Key Takeaways:

Economists at Capital Economics expect the Reserve Bank of India (RBI) to cut its repo rate by 25 basis points to 5.25% on October 1.

A further rate cut to 5.00% by the end of 2025 is projected.

India’s GDP growth outlook for 2026 was revised down from 7% to 6.5% due to weaker external demand and U.S. tariffs.

Inflation is forecast to gradually rise toward the RBI’s 4% target in the second half of 2026.

The 10-year government bond yield is expected to hold near 6.50% through 2025–2026.

According to Jinshi Data, Capital Economics economist Shilan Shah said India’s growth momentum has been hit by U.S. tariffs, creating pressure for the central bank to ease policy.
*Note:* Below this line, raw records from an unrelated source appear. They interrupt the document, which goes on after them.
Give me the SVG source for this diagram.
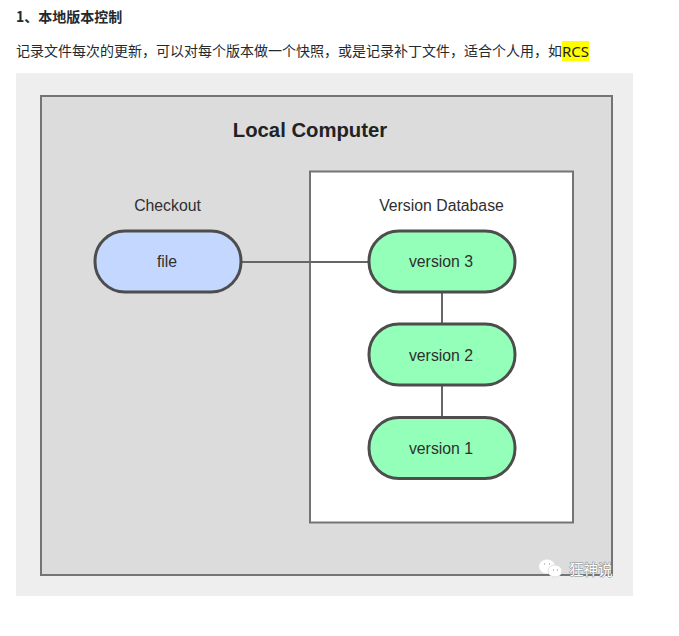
<svg xmlns="http://www.w3.org/2000/svg" width="679" height="636" viewBox="0 0 679 636">
<style>
text{font-family:"Liberation Sans",Arial,"Noto Sans CJK SC",sans-serif}
.cn{font-family:"Noto Sans CJK SC","Liberation Sans",sans-serif;font-size:14px;fill:#24292e}
.lab{font-size:15.800px;fill:#2f2f2f;text-anchor:middle}
.pill{stroke:#4d4d4d;stroke-width:3}
.g{fill:#94ffb8}
.line{stroke:#666;stroke-width:2;fill:none}
</style>
<rect width="679" height="636" fill="#fff"/>
<text class="cn" x="16" y="21.500" style="font-weight:700">1、本地版本控制</text>
<text class="cn" x="16" y="56" textLength="546" lengthAdjust="spacing">记录文件每次的更新，可以对每个版本做一个快照，或是记录补丁文件，适合个人用，如</text>
<rect x="562" y="41" width="27" height="20" fill="#ffff00"/>
<text x="562" y="56.500" style="font-family:'Noto Sans',sans-serif;font-size:15px;fill:#222" textLength="27" lengthAdjust="spacingAndGlyphs">RCS</text>
<rect x="16" y="73" width="617" height="523" fill="#eeeeee"/>
<g id="local-computer">
<rect x="41" y="96" width="571" height="479" fill="#dcdcdc" stroke="#747474" stroke-width="2"/>
<text x="310" y="136.500" text-anchor="middle" style="font-size:20.300px;font-weight:700;fill:#222">Local Computer</text>
</g>
<g id="version-database">
<rect x="310" y="171.500" width="263" height="351" fill="#fff" stroke="#747474" stroke-width="2"/>
<text class="lab" x="441.500" y="211">Version Database</text>
</g>
<g id="connectors">
<path class="line" d="M241 262H369M442 293V324M442 386V417"/>
</g>
<g id="checkout"><text class="lab" x="167.500" y="211">Checkout</text></g>
<g id="file">
<rect class="pill" x="95" y="231" width="146" height="61" rx="30" fill="#c4d8ff"/>
<text class="lab" x="167" y="267">file</text>
</g>
<g id="version3">
<rect class="pill g" x="369" y="231" width="146" height="61" rx="30"/>
<text class="lab" x="441" y="267">version 3</text>
</g>
<g id="version2">
<rect class="pill g" x="369" y="324" width="146" height="61" rx="30"/>
<text class="lab" x="441" y="361">version 2</text>
</g>
<g id="version1">
<rect class="pill g" x="369" y="417.500" width="146" height="61" rx="30"/>
<text class="lab" x="441" y="454">version 1</text>
</g>
<g id="watermark">
<ellipse cx="547" cy="566.500" rx="8" ry="7" fill="#fff"/>
<ellipse cx="555" cy="571" rx="7" ry="6" fill="#fff" stroke="#d8d8d8" stroke-width=".8"/>
<path d="M544 564h1M549 564h1M553 570h1M557 570h1" stroke="#888" stroke-width="1.200"/>
<text x="569" y="574.500" style="font-family:'Noto Sans CJK SC',sans-serif;font-size:14.500px;fill:#fff;stroke:#8a8a8a;stroke-width:1;paint-order:stroke">狂神说</text>
</g>
</svg>
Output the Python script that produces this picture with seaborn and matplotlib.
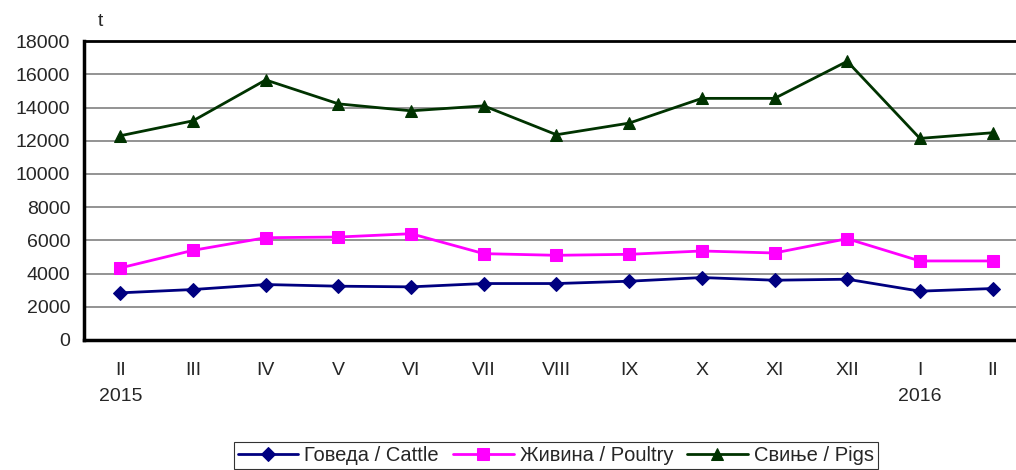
import pandas as pd
import numpy as np
import matplotlib
matplotlib.use('Agg')
import matplotlib.pyplot as plt
import seaborn as sns

# %% Data
months = ['II', 'III', 'IV', 'V', 'VI', 'VII', 'VIII', 'IX', 'X', 'XI', 'XII', 'I', 'II']
cattle = [2840, 3040, 3340, 3240, 3200, 3400, 3400, 3540, 3760, 3600, 3660, 2940, 3100]
poultry = [4340, 5400, 6160, 6200, 6400, 5200, 5100, 5160, 5360, 5240, 6100, 4760, 4760]
pigs = [12300, 13200, 15660, 14220, 13800, 14100, 12360, 13060, 14550, 14550, 16780, 12140, 12480]
series = ['Говеда / Cattle', 'Живина / Poultry', 'Свиње / Pigs']
colors = ['#000080', '#FF00FF', '#003300']
markers = ['D', 's', '^']
sizes = [7, 9, 9]

df = pd.DataFrame({
    'pos': list(range(len(months))) * 3,
    'value': cattle + poultry + pigs,
    'series': [series[0]] * 13 + [series[1]] * 13 + [series[2]] * 13,
})

# %% Plot
sns.set_style('white')
plt.rcParams['font.family'] = ['Liberation Sans', 'DejaVu Sans']
fs = 14

fig = plt.figure(figsize=(10.16, 4.70), dpi=100)
ax = fig.add_axes([0.0827, 0.2766, 0.930, 0.636])

for i, s in enumerate(series):
    sns.lineplot(data=df[df.series == s], x='pos', y='value', ax=ax,
                 color=colors[i], marker=markers[i], markersize=sizes[i],
                 markeredgecolor=colors[i], linewidth=2, label=s)

ax.set_xlim(-0.5, 12.5)
ax.set_ylim(0, 18000)
ax.set_yticks(range(0, 18001, 2000))
ax.set_yticklabels([str(v) for v in range(0, 18001, 2000)], fontsize=fs)
ax.yaxis.grid(True, color='#808080', linewidth=1.2)
ax.set_axisbelow(True)

ax.set_xticks(np.arange(-0.5, 13, 1))
ax.set_xticklabels([])
ax.set_xticks(range(13), minor=True)
ax.set_xticklabels(months, minor=True, fontsize=fs)
ax.tick_params(axis='x', which='major', direction='out', length=7, width=2, color='black')
ax.tick_params(axis='x', which='minor', length=0, pad=16)
ax.tick_params(axis='y', direction='out', length=6, width=1.2, color='black', pad=4)

for sp in ['left', 'bottom']:
    ax.spines[sp].set_linewidth(2.5)
    ax.spines[sp].set_color('black')
ax.spines['top'].set_linewidth(2)
ax.spines['top'].set_color('black')
ax.spines['right'].set_visible(False)

ax.set_xlabel('')
ax.set_ylabel('')

fig.text(0.0985, 0.955, 't', fontsize=fs, ha='center', va='center')
ax.text(0, -0.19, '2015', transform=ax.get_xaxis_transform(), ha='center', va='center', fontsize=fs)
ax.text(11, -0.19, '2016', transform=ax.get_xaxis_transform(), ha='center', va='center', fontsize=fs)

leg = ax.legend(loc='center', bbox_to_anchor=(0.547, 0.031), bbox_transform=fig.transFigure,
                ncol=3, frameon=True, fancybox=False,
                prop={'size': 14.5},
                handlelength=3, columnspacing=0.7, handletextpad=0.3,
                borderpad=0.2, edgecolor='black')
leg.get_frame().set_linewidth(0.8)

fig.savefig('out.png', dpi=100)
The RBI is now expected to deliver a 25-basis-point rate cut at its upcoming policy meeting on October 1, lowering the repo rate to 5.25%.

Further easing could follow, with forecasts pointing to another 25-basis-point cut by late 2025, bringing the policy rate to 5.00%.

While growth is expected to cool, inflation is projected to rise steadily toward the 4% target by the second half of 2026. India’s 10-year bond yields are likely to remain stable near 6.5% through 2025 and 2026, reflecting a balance of slower growth and contained price pressures.